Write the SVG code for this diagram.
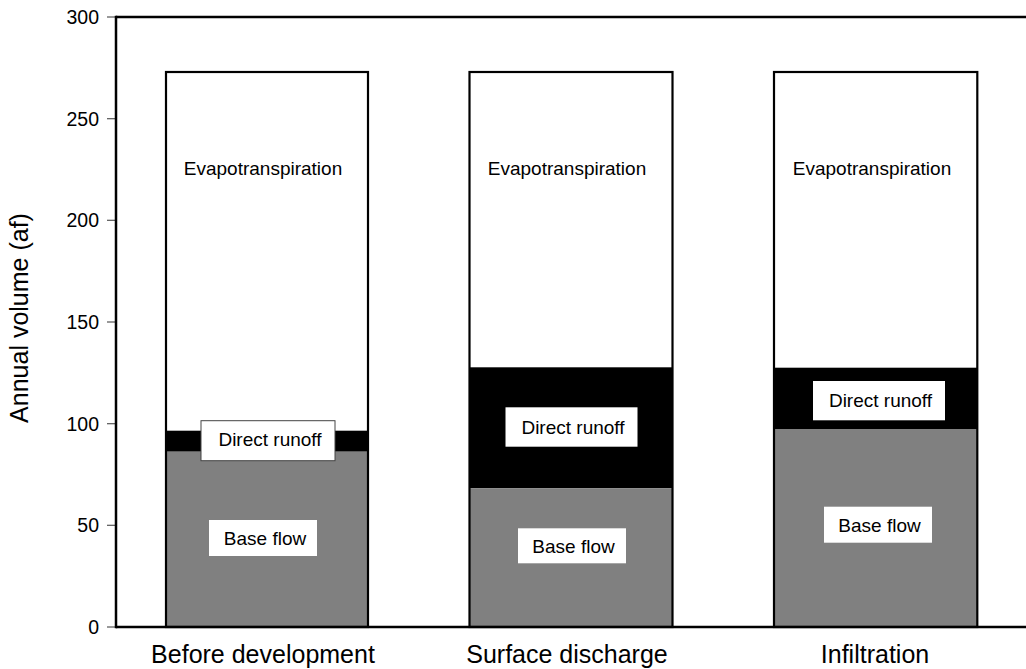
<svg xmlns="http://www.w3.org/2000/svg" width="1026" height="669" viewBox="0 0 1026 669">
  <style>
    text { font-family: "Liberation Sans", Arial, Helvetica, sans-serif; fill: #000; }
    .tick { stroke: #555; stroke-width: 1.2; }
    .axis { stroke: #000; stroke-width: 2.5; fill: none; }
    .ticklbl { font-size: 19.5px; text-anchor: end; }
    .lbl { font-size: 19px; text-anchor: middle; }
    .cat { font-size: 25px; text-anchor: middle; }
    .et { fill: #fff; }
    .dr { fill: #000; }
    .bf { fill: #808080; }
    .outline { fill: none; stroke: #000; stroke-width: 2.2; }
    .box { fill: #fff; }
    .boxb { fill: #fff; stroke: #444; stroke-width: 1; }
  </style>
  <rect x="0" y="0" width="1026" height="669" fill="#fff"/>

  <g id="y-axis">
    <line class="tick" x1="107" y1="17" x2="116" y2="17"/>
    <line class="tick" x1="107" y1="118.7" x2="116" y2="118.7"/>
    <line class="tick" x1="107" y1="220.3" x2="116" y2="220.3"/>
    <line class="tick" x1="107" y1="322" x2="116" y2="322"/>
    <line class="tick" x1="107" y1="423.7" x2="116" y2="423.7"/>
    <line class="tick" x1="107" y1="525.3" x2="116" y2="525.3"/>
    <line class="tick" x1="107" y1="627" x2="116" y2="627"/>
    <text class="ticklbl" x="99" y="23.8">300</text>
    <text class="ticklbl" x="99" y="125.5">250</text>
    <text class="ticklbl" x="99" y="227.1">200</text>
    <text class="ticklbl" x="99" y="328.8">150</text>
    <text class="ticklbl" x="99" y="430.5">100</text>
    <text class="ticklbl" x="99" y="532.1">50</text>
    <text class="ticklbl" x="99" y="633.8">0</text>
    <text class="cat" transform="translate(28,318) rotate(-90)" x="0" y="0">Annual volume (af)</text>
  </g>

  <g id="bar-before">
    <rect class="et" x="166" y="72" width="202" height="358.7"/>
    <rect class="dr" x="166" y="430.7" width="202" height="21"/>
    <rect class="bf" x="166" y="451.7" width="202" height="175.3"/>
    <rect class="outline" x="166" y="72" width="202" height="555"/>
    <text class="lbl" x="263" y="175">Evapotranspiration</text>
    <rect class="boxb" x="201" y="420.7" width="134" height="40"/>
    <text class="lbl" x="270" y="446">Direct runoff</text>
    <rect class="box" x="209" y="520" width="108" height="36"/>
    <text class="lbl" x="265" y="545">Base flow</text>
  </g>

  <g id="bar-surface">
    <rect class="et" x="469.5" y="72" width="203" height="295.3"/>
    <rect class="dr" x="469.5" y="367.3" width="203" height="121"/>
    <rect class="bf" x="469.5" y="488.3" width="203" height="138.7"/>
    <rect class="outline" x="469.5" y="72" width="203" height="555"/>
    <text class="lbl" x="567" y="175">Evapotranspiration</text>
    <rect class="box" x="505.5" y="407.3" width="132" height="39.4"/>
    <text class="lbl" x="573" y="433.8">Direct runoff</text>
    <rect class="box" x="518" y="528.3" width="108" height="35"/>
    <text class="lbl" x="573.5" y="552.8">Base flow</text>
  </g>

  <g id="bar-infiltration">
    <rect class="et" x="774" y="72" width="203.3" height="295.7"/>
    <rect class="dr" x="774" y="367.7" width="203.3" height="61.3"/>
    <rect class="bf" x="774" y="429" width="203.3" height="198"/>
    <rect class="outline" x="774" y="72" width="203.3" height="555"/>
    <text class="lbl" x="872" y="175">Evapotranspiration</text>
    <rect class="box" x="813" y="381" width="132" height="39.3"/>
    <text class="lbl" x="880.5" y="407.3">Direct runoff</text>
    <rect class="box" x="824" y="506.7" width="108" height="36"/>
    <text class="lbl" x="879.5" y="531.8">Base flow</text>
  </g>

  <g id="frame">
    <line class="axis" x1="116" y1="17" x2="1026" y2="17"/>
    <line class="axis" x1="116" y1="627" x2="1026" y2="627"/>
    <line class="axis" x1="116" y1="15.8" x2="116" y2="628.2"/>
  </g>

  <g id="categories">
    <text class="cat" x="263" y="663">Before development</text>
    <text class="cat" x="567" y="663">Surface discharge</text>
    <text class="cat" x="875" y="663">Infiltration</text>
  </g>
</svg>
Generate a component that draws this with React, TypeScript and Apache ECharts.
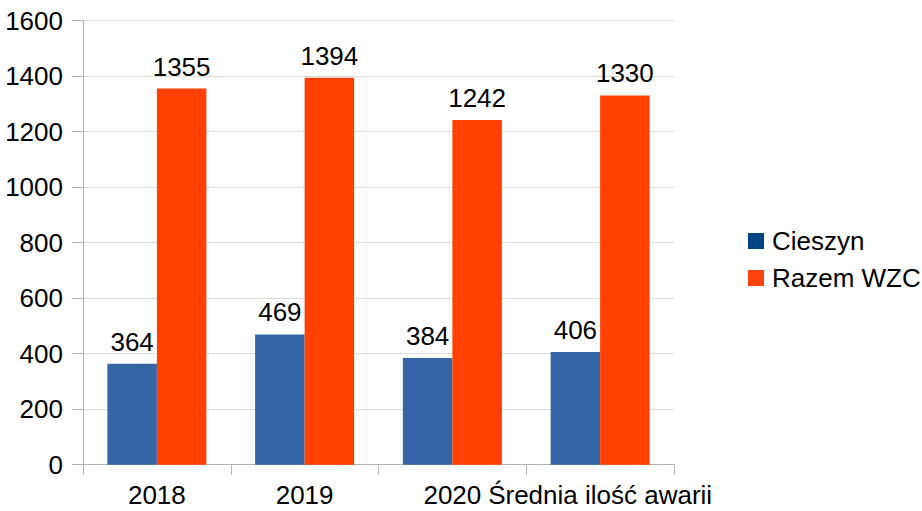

++++++++

▶ EXERCISE PROMPT: Omit every image. Quote each record exactly.

▶ CORRECT RESULT:
Write the SVG code for this diagram.
<svg xmlns="http://www.w3.org/2000/svg" width="1026" height="669" viewBox="0 0 1026 669">
  <style>
    text { font-family: "Liberation Sans", Arial, Helvetica, sans-serif; fill: #000; }
    .tick { stroke: #555; stroke-width: 1.2; }
    .axis { stroke: #000; stroke-width: 2.5; fill: none; }
    .ticklbl { font-size: 19.5px; text-anchor: end; }
    .lbl { font-size: 19px; text-anchor: middle; }
    .cat { font-size: 25px; text-anchor: middle; }
    .et { fill: #fff; }
    .dr { fill: #000; }
    .bf { fill: #808080; }
    .outline { fill: none; stroke: #000; stroke-width: 2.2; }
    .box { fill: #fff; }
    .boxb { fill: #fff; stroke: #444; stroke-width: 1; }
  </style>
  <rect x="0" y="0" width="1026" height="669" fill="#fff"/>

  <g id="y-axis">
    <line class="tick" x1="107" y1="17" x2="116" y2="17"/>
    <line class="tick" x1="107" y1="118.7" x2="116" y2="118.7"/>
    <line class="tick" x1="107" y1="220.3" x2="116" y2="220.3"/>
    <line class="tick" x1="107" y1="322" x2="116" y2="322"/>
    <line class="tick" x1="107" y1="423.7" x2="116" y2="423.7"/>
    <line class="tick" x1="107" y1="525.3" x2="116" y2="525.3"/>
    <line class="tick" x1="107" y1="627" x2="116" y2="627"/>
    <text class="ticklbl" x="99" y="23.8">300</text>
    <text class="ticklbl" x="99" y="125.5">250</text>
    <text class="ticklbl" x="99" y="227.1">200</text>
    <text class="ticklbl" x="99" y="328.8">150</text>
    <text class="ticklbl" x="99" y="430.5">100</text>
    <text class="ticklbl" x="99" y="532.1">50</text>
    <text class="ticklbl" x="99" y="633.8">0</text>
    <text class="cat" transform="translate(28,318) rotate(-90)" x="0" y="0">Annual volume (af)</text>
  </g>

  <g id="bar-before">
    <rect class="et" x="166" y="72" width="202" height="358.7"/>
    <rect class="dr" x="166" y="430.7" width="202" height="21"/>
    <rect class="bf" x="166" y="451.7" width="202" height="175.3"/>
    <rect class="outline" x="166" y="72" width="202" height="555"/>
    <text class="lbl" x="263" y="175">Evapotranspiration</text>
    <rect class="boxb" x="201" y="420.7" width="134" height="40"/>
    <text class="lbl" x="270" y="446">Direct runoff</text>
    <rect class="box" x="209" y="520" width="108" height="36"/>
    <text class="lbl" x="265" y="545">Base flow</text>
  </g>

  <g id="bar-surface">
    <rect class="et" x="469.5" y="72" width="203" height="295.3"/>
    <rect class="dr" x="469.5" y="367.3" width="203" height="121"/>
    <rect class="bf" x="469.5" y="488.3" width="203" height="138.7"/>
    <rect class="outline" x="469.5" y="72" width="203" height="555"/>
    <text class="lbl" x="567" y="175">Evapotranspiration</text>
    <rect class="box" x="505.5" y="407.3" width="132" height="39.4"/>
    <text class="lbl" x="573" y="433.8">Direct runoff</text>
    <rect class="box" x="518" y="528.3" width="108" height="35"/>
    <text class="lbl" x="573.5" y="552.8">Base flow</text>
  </g>

  <g id="bar-infiltration">
    <rect class="et" x="774" y="72" width="203.3" height="295.7"/>
    <rect class="dr" x="774" y="367.7" width="203.3" height="61.3"/>
    <rect class="bf" x="774" y="429" width="203.3" height="198"/>
    <rect class="outline" x="774" y="72" width="203.3" height="555"/>
    <text class="lbl" x="872" y="175">Evapotranspiration</text>
    <rect class="box" x="813" y="381" width="132" height="39.3"/>
    <text class="lbl" x="880.5" y="407.3">Direct runoff</text>
    <rect class="box" x="824" y="506.7" width="108" height="36"/>
    <text class="lbl" x="879.5" y="531.8">Base flow</text>
  </g>

  <g id="frame">
    <line class="axis" x1="116" y1="17" x2="1026" y2="17"/>
    <line class="axis" x1="116" y1="627" x2="1026" y2="627"/>
    <line class="axis" x1="116" y1="15.8" x2="116" y2="628.2"/>
  </g>

  <g id="categories">
    <text class="cat" x="263" y="663">Before development</text>
    <text class="cat" x="567" y="663">Surface discharge</text>
    <text class="cat" x="875" y="663">Infiltration</text>
  </g>
</svg>
Generate a component that draws this with React, TypeScript and Apache ECharts.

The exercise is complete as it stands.